For the first time in my life my lack of a formal education is somehow impressive.
Quite mind blowing for me right now.
My story has always been one that I have been somewhat ashamed to tell in certain circles, especially when work or career is involved. I grew up in an uneducated, low income family. I dropped out of college. I couldn't afford it. I was completely on my own and just couldn't front it. I also had a ridiculously wonderful job at the time which is a great story of it's own. Since it's a cold rainy day, I'll tell it that one first.
I moved to VT in 1991 on a big whim. I had been waitressing in PA, where I grew up, sometimes taking classes at the community college, but basically making a ton (a TON) of cash and having a lot of fun. In VT, I went to Trinity College, where I majored in Elementary Education. I thought that I wanted to be a teacher, but eventually realized that I just wanted summers off, but stayed in it anyway. While going to school, I waitressed at Carbur's, but needed and wanted something else. I was a typical Burlington chick circa 1992 -- groovin' to Blues Traveler, riding my mountain bike, living for those wings at the restaurant that is now Bueno Y Santo... jeez what was the name of that place... anyway, add to that brewing my own beer. Cooking up coffee porter on the stove, fermenting in big glass carboys. It was a grand old age. So, I needed a job, saw one in the paper, "Part time sales rep needed for Vermont Specialty Foods Company." I thought, cheese. Maybe syrup? I sent my app, and got a call one day from Phil Gentile. I remember him telling me he was calling from Catamount, and I felt like Ed McMahon was knocking at my door with the big ass check. "OH MY GOD I LOVE BEER I BREW MY OWN BEER I LOVE CATAMOUNT!!" Got the job, sold beer in Burlington part time at a time when the only brown beer on tap was Harp.
So in time it was clear that I could work statewide, selling hooch, giving out free tshirts at ski lodges. I was making a ton of money because they brilliantly decided to offer me a full-time 100% commission position, at $5 for every keg and $.50 for every case sold in the state. Yeehaw! I weighed it out, dropped out of school, and the rest became my life, my story, and at times, my bane.
Despite the great experience that I got at Catamount and the trajectory it put me on for the years following, I wore a badge that I hated. I didn't have a college degree. I wouldn't come up often, but when it did I could actually feel the shame cooking in my cells as the conversation at the dinner party eventually worked it's way toward, "So when did you graduate?" "What's your degree in?" I doubt that there was much judgment swirling behind it or after it, really, but in my little soul I cringed and collapsed in a squirming heap, like the wicked witch in Wizard of Oz when I had to give my answer, "I didn't." "I don't have a degree." Their response that would follow would always be something like this: "oh." What else can you say?
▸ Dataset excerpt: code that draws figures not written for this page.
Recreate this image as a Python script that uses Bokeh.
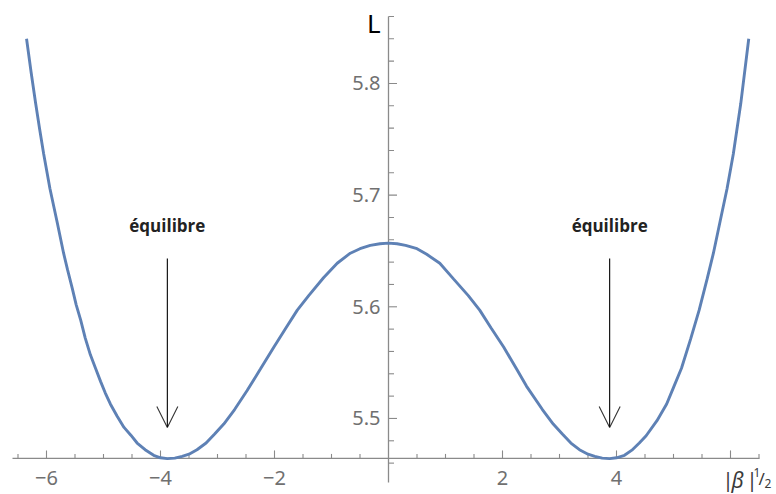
import numpy as np
from bokeh.plotting import figure
from bokeh.models import Range1d, Label, Arrow, OpenHead
from bokeh.core.properties import value
from bokeh.embed import file_html
from bokeh.resources import INLINE

# Sampled curve: L as a function of |beta|^(1/2)
beta = [-6.35, -6.27, -6.19, -6.12, -6.05, -5.94, -5.81, -5.70, -5.63, -5.55,
        -5.48, -5.40, -5.32, -5.23, -5.14, -5.05, -4.97, -4.88, -4.76, -4.64,
        -4.52, -4.41, -4.27, -4.12, -4.00, -3.88, -3.75, -3.62, -3.50, -3.36,
        -3.20, -3.05, -2.89, -2.70, -2.48, -2.25, -2.01, -1.80, -1.60, -1.40,
        -1.14, -0.90, -0.67, -0.50, -0.32, -0.15, 0.00,
        0.15, 0.30, 0.50, 0.67, 0.90, 1.14, 1.40, 1.60, 1.80, 2.02,
        2.25, 2.42, 2.70, 2.89, 3.05, 3.20, 3.35, 3.50, 3.62, 3.75,
        3.88, 4.00, 4.14, 4.27, 4.40, 4.52, 4.71, 4.88, 5.01, 5.14,
        5.30, 5.45, 5.59, 5.70, 5.82, 5.94, 6.05, 6.18, 6.32]
L = [5.840, 5.810, 5.782, 5.759, 5.737, 5.706, 5.675, 5.648, 5.633, 5.617,
     5.602, 5.588, 5.572, 5.557, 5.545, 5.533, 5.523, 5.513, 5.502, 5.492,
     5.485, 5.478, 5.472, 5.467, 5.4648, 5.464, 5.4645, 5.466, 5.468, 5.472,
     5.478, 5.486, 5.495, 5.508, 5.525, 5.544, 5.564, 5.581, 5.597, 5.610,
     5.626, 5.639, 5.648, 5.652, 5.655, 5.6565, 5.657,
     5.6565, 5.655, 5.652, 5.647, 5.639, 5.625, 5.610, 5.597, 5.581, 5.564,
     5.544, 5.529, 5.508, 5.495, 5.486, 5.478, 5.472, 5.468, 5.466, 5.4645,
     5.464, 5.4648, 5.467, 5.4716, 5.478, 5.4845, 5.498, 5.513, 5.529, 5.545,
     5.571, 5.597, 5.625, 5.648, 5.677, 5.706, 5.737, 5.782, 5.840]

# Equilibrium positions (the two minima)
eq_beta = [-3.88, 3.88]
eq_text = ["équilibre", "équilibre"]

# Axis ticks
x_major = [-6, -4, -2, 2, 4, 6]
x_minor = [-6.5, -5.5, -5, -4.5, -3.5, -3, -2.5, -1.5, -1, -0.5,
           0.5, 1, 1.5, 2.5, 3, 3.5, 4.5, 5, 5.5, 6.5]
x_tick_vals = [-6, -4, -2, 2, 4]
x_tick_text = ["\u22126", "\u22124", "\u22122", "2", "4"]

y_major = [5.5, 5.6, 5.7, 5.8]
y_minor = [5.46, 5.48, 5.52, 5.54, 5.56, 5.58, 5.62, 5.64, 5.66, 5.68,
           5.72, 5.74, 5.76, 5.78, 5.82, 5.84, 5.86]
y_tick_text = ["5.5", "5.6", "5.7", "5.8"]

# Canvas geometry
W, H = 776, 494
X0, X1 = -6.807, 6.807
Y0, Y1 = 5.4319, 5.8743
SX = W / (X1 - X0)          # pixels per unit along x
SY = H / (Y1 - Y0)          # pixels per unit along y


def dx(px):
    return X0 + px / SX


def dy(py):
    return Y1 - py / SY


AXIS_Y = 5.4642             # where the horizontal axis crosses
AXIS_COLOR = "#8a8a8a"
TICK_LABEL_COLOR = "#707070"
CURVE_COLOR = "#5E81B5"
FONT = "Noto Sans"

p = figure(width=W, height=H, x_range=Range1d(X0, X1), y_range=Range1d(Y0, Y1),
           min_border=0, toolbar_location=None, output_backend="svg",
           x_axis_type=None, y_axis_type=None, outline_line_color=None,
           background_fill_color="white", border_fill_color="white")

# Axis lines
p.segment(x0=[dx(12)], y0=[AXIS_Y], x1=[dx(759)], y1=[AXIS_Y],
          line_color=AXIS_COLOR, line_width=1.3)
p.segment(x0=[0], y0=[dy(482)], x1=[0], y1=[5.86],
          line_color=AXIS_COLOR, line_width=1.3)

# x ticks (pointing up)
p.segment(x0=x_major, y0=[AXIS_Y] * len(x_major), x1=x_major,
          y1=[AXIS_Y + 8 / SY] * len(x_major), line_color=AXIS_COLOR, line_width=1.1)
p.segment(x0=x_minor, y0=[AXIS_Y] * len(x_minor), x1=x_minor,
          y1=[AXIS_Y + 4.5 / SY] * len(x_minor), line_color=AXIS_COLOR, line_width=1.1)

# y ticks (pointing right)
p.segment(x0=[0] * len(y_major), y0=y_major, x1=[8.5 / SX] * len(y_major), y1=y_major,
          line_color=AXIS_COLOR, line_width=1.1)
p.segment(x0=[0] * len(y_minor), y0=y_minor, x1=[5.5 / SX] * len(y_minor), y1=y_minor,
          line_color=AXIS_COLOR, line_width=1.1)

# Tick labels
p.text(x=x_tick_vals, y=[dy(477)] * len(x_tick_vals), text=x_tick_text,
       text_align="center", text_baseline="middle",
       text_font=value(FONT), text_font_size="20px", text_color=TICK_LABEL_COLOR)
p.text(x=[-8 / SX] * len(y_major), y=y_major, text=y_tick_text,
       text_align="right", text_baseline="middle",
       text_font=value(FONT), text_font_size="20px", text_color=TICK_LABEL_COLOR)

# Curve
p.line(beta, L, line_color=CURVE_COLOR, line_width=2.9)

# Equilibrium markers
for xb in eq_beta:
    p.add_layout(Arrow(x_start=xb, y_start=dy(258), x_end=xb, y_end=dy(427),
                       line_color="black", line_width=1.1,
                       end=OpenHead(size=21, line_color="#333333", line_width=1.1)))
p.text(x=eq_beta, y=[dy(225)] * 2, text=eq_text, text_align="center",
       text_baseline="middle", text_font=value("Open Sans"),
       text_font_style="bold", text_font_size="17px", text_color="#222222")

# Axis titles
label_style = dict(text_baseline="middle", text_font=FONT, text_color="#3a3a3a")
p.add_layout(Label(x=dx(380), y=dy(22), text="L", text_align="right",
                   text_baseline="middle", text_font=FONT,
                   text_font_size="26px", text_color="black"))
p.add_layout(Label(x=dx(722), y=dy(479), text="|", text_align="left",
                   text_font_size="20px", **label_style))
p.add_layout(Label(x=dx(731), y=dy(479), text="β", text_align="left",
                   text_font_style="italic", text_font_size="21px", **label_style))
p.add_layout(Label(x=dx(746), y=dy(479), text="|", text_align="left",
                   text_font_size="20px", **label_style))
p.add_layout(Label(x=dx(753), y=dy(472), text="1", text_align="left",
                   text_font_size="12px", **label_style))
p.add_layout(Label(x=dx(758), y=dy(478), text="/", text_align="left",
                   text_font_size="17px", **label_style))
p.add_layout(Label(x=dx(764), y=dy(483), text="2", text_align="left",
                   text_font_size="12px", **label_style))

open("out.html", "w").write(file_html(p, INLINE))
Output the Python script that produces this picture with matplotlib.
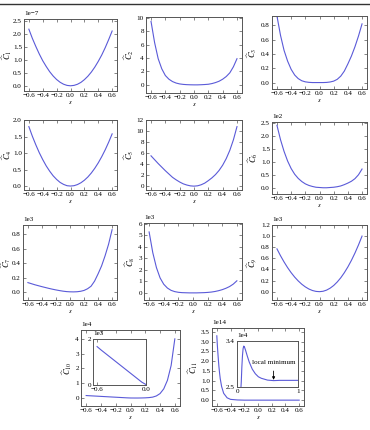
import matplotlib
matplotlib.use("Agg")
import matplotlib.pyplot as plt
from matplotlib.lines import Line2D
import numpy as np

plt.rcParams["font.family"] = "serif"
plt.rcParams["font.serif"] = ["Liberation Serif", "DejaVu Serif"]
plt.rcParams["mathtext.fontset"] = "stix"

W, H = 370, 430
LINE = "#5a5ad8"
SPINE = "#555555"

# shared abscissa for panels 1-10
s = [-0.6, -0.55, -0.5, -0.45, -0.4, -0.35, -0.3, -0.25, -0.2, -0.15, -0.1, -0.05,
     0.0, 0.05, 0.1, 0.15, 0.2, 0.25, 0.3, 0.35, 0.4, 0.45, 0.5, 0.55, 0.6]

c1 = [2.17, 1.82, 1.51, 1.22, 0.96, 0.74, 0.54, 0.375, 0.24, 0.135, 0.06, 0.015,
      0.0, 0.015, 0.058, 0.13, 0.235, 0.365, 0.525, 0.715, 0.935, 1.18, 1.46, 1.77, 2.1]
c2 = [9.45, 6.3, 3.9, 2.4, 1.4, 0.85, 0.5, 0.28, 0.15, 0.08, 0.04, 0.02,
      0.01, 0.01, 0.03, 0.06, 0.1, 0.2, 0.35, 0.55, 0.85, 1.25, 1.8, 2.7, 3.9]
c3 = [0.93, 0.66, 0.45, 0.30, 0.185, 0.105, 0.055, 0.025, 0.01, 0.003, 0.0, 0.0,
      0.0, 0.0, 0.002, 0.008, 0.02, 0.045, 0.09, 0.16, 0.26, 0.37, 0.5, 0.65, 0.82]
c4 = [1.8, 1.51, 1.25, 1.01, 0.8, 0.61, 0.45, 0.31, 0.2, 0.11, 0.05, 0.01,
      0.0, 0.01, 0.044, 0.099, 0.176, 0.274, 0.395, 0.538, 0.702, 0.889, 1.097, 1.328, 1.58]
c5 = [5.5, 4.8, 4.1, 3.45, 2.8, 2.2, 1.6, 1.15, 0.75, 0.42, 0.2, 0.05,
      0.0, 0.06, 0.25, 0.55, 1.0, 1.5, 2.1, 2.85, 3.8, 5.0, 6.5, 8.4, 10.8]
c6 = [2.4, 1.85, 1.4, 1.03, 0.74, 0.52, 0.36, 0.24, 0.15, 0.09, 0.05, 0.02,
      0.01, 0.0, 0.0, 0.01, 0.02, 0.04, 0.07, 0.12, 0.18, 0.25, 0.35, 0.5, 0.72]
c7 = [0.13, 0.115, 0.1, 0.087, 0.074, 0.062, 0.05, 0.039, 0.029, 0.02, 0.012, 0.006,
      0.003, 0.002, 0.004, 0.01, 0.022, 0.045, 0.08, 0.15, 0.25, 0.36, 0.5, 0.66, 0.86]
c8 = [5.3, 3.5, 2.2, 1.3, 0.75, 0.42, 0.22, 0.11, 0.05, 0.02, 0.01, 0.0,
      0.0, 0.0, 0.01, 0.02, 0.04, 0.07, 0.12, 0.19, 0.28, 0.4, 0.55, 0.76, 1.05]
c9 = [0.77, 0.647, 0.535, 0.433, 0.342, 0.262, 0.193, 0.134, 0.086, 0.048, 0.021, 0.005,
      0.0, 0.007, 0.028, 0.063, 0.111, 0.174, 0.25, 0.341, 0.445, 0.563, 0.695, 0.841, 1.0]
c10 = [0.167, 0.152, 0.138, 0.124, 0.11, 0.096, 0.082, 0.068, 0.054, 0.04, 0.026, 0.012,
       0.002, 0.0, 0.0, 0.004, 0.012, 0.028, 0.06, 0.14, 0.3, 0.62, 1.2, 2.2, 4.0]

s11 = [-0.6, -0.59, -0.58, -0.57, -0.56, -0.55, -0.53, -0.5, -0.45, -0.4, -0.3,
       -0.2, -0.1, 0.0, 0.1, 0.2, 0.3, 0.4, 0.5, 0.6]
c11 = [3.3, 2.7, 2.2, 1.75, 1.4, 1.1, 0.7, 0.35, 0.12, 0.04, 0.01,
       0.0, 0.0, 0.0, 0.0, 0.0, 0.0, 0.0, 0.0, 0.0]

# inset of panel 11
x_in = [0.05, 0.07, 0.08, 0.09, 0.1, 0.11, 0.12, 0.14, 0.17, 0.2, 0.25, 0.3, 0.35,
        0.4, 0.5, 0.6, 0.7, 0.8, 0.9, 1.0]
y_in = [2.2, 2.6, 2.9, 3.12, 3.25, 3.3, 3.29, 3.22, 3.1, 2.99, 2.85, 2.76, 2.7,
        2.67, 2.635, 2.625, 2.63, 2.63, 2.63, 2.63]

# name, values, scale power, y limits (scaled units), y ticks, box in pixels (x0, y0, x1, y1), ylabel right edge x (px)
panels = [
    ("1", c1, -7, (-0.2, 2.56), [0, 0.5, 1.0, 1.5, 2.0, 2.5], (24, 19, 117, 91), 14),
    ("2", c2, 0, (-1.2, 10.1), [0, 2, 4, 6, 8, 10], (146, 17, 242, 93), 136),
    ("3", c3, 0, (-0.09, 0.93), [0, 0.2, 0.4, 0.6, 0.8], (272, 16, 367, 89), 259),
    ("4", c4, 0, (-0.12, 2.0), [0, 0.5, 1.0, 1.5, 2.0], (24, 120, 117, 190), 14),
    ("5", c5, 0, (-0.7, 12), [0, 2, 4, 6, 8, 10, 12], (146, 120, 242, 190), 136),
    ("6", c6, 2, (-0.24, 2.53), [0, 0.5, 1.0, 1.5, 2.0, 2.5], (272, 122, 367, 194), 260),
    ("7", c7, 3, (-0.11, 0.925), [0, 0.2, 0.4, 0.6, 0.8], (23, 225, 117, 300), 13),
    ("8", c8, 3, (-0.62, 6.08), [0, 1, 2, 3, 4, 5, 6], (144, 223, 242, 300), 137),
    ("9", c9, 3, (-0.15, 1.2), [0, 0.2, 0.4, 0.6, 0.8, 1.0, 1.2], (272, 225, 367, 300), 260),
    ("10", c10, 4, (-0.54, 4.6), [0, 1, 2, 3, 4], (81, 330, 180, 406), 74),
    ("11", c11, 14, (-0.3, 3.7), [0, 0.5, 1.0, 1.5, 2.0, 2.5, 3.0, 3.5], (212, 328, 304, 406), 200),
]

FS = 5.1


def box(x0, y0, x1, y1):
    return [x0 / W, 1 - y1 / H, (x1 - x0) / W, (y1 - y0) / H]


def style(ax, power, yticks):
    ax.tick_params(direction="in", top=True, right=True, length=2, width=0.5,
                   labelsize=FS, pad=1.5, color=SPINE)
    for sp in ax.spines.values():
        sp.set_color(SPINE)
        sp.set_linewidth(0.7)
    ax.set_yticks([t * 10.0 ** power for t in yticks])
    if power != 0:
        ax.ticklabel_format(style="sci", axis="y", scilimits=(power, power))
        ax.yaxis.get_offset_text().set_fontsize(FS)


fig = plt.figure(figsize=(W / 100, H / 100), dpi=100)
fig.add_artist(Line2D([0, 1], [1 - 4 / H, 1 - 4 / H], color="#333333", lw=1.0))

for name, vals, power, ylim, yticks, px, ylab_x in panels:
    ax = fig.add_axes(box(*px))
    xs = s11 if name == "11" else s
    ax.plot(xs, np.array(vals) * 10.0 ** power, color=LINE, lw=0.8)
    ax.set_xlim(-0.67, 0.67)
    ax.set_ylim(ylim[0] * 10.0 ** power, ylim[1] * 10.0 ** power)
    ax.set_xticks([-0.6, -0.4, -0.2, 0.0, 0.2, 0.4, 0.6])
    style(ax, power, yticks)
    ax.set_xlabel(r"$s$", fontsize=FS, labelpad=1)
    ax.set_ylabel(r"$\widehat{C}_{%s}$" % name, fontsize=6)
    ax.yaxis.set_label_coords((ylab_x - px[0]) / (px[2] - px[0]), 0.5)

# inset of panel 10: left part of the same curve
ins10 = fig.add_axes(box(93, 339, 146, 385))
ins10.plot(s[:13], np.array(c10[:13]) * 1e4, color=LINE, lw=0.8)
ins10.set_xlim(-0.65, 0.0)
ins10.set_ylim(0, 2e3)
ins10.set_xticks([-0.6, 0.0])
style(ins10, 3, [0, 2])

# inset of panel 11
ins11 = fig.add_axes(box(237, 341, 298, 387))
ins11.plot(x_in, np.array(y_in) * 1e4, color=LINE, lw=0.8)
ins11.set_xlim(0, 1)
ins11.set_ylim(2.5e4, 3.4e4)
ins11.set_xticks([0, 1])
ins11.set_xticklabels(["0", "1"])
style(ins11, 4, [2.5, 3.4])
ins11.annotate("local minimum", xy=(0.6, 2.64e4), xytext=(0.6, 2.97e4),
               fontsize=FS, ha="center", va="center",
               arrowprops=dict(arrowstyle="-|>", color="black", lw=0.6,
                               mutation_scale=4, shrinkA=2, shrinkB=0))

fig.savefig("out.png", dpi=100)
The lack of a degree hurt at times during the job search, of course, but for the most part I was able to learn everything I needed by myself or through well-thought positioning over the years. If I didn't know how to do something well, I'd do it for free for someone until I got better at it. I got my hands on a bootleg copy of Illustrator and basically 'figured it out.' In order to get freelance graphic design clients, I donated services to non-profits and social causes in order to build my resume'. It all fell into place. Still, the shame, oh lordy, the shame of not having a degreeeeee!
Friday night, Art Hop. The question came up again and again, "So where did you study?" "Where did you go to art school?" And the answer.... "I didn't. I'm self-taught." And for the very first time in my life, people were actually impressed with my lack of education. Interesting! (and wonderful, I may add). What a shift in my life. I'm still scratching my head a bit. It's funny how, when I was receiving a national award for my work with people with disabilities, the fact that I could do so much without a formal education wasn't impressive. I could organize, implement, and deliver stunning services, but couldn't shout, "And I'm self-taught!" (( silence from the audience)). But hey, no complaints here at all, not a single single one. This is lovely. For the first time in my life, I feel that I can tell my story, where I'm from (very coal-miner's daughter, I tell ya), and know that it's ok, I'm here, I have my place, and I finally fit in. I'm and artist. I'm self-taught.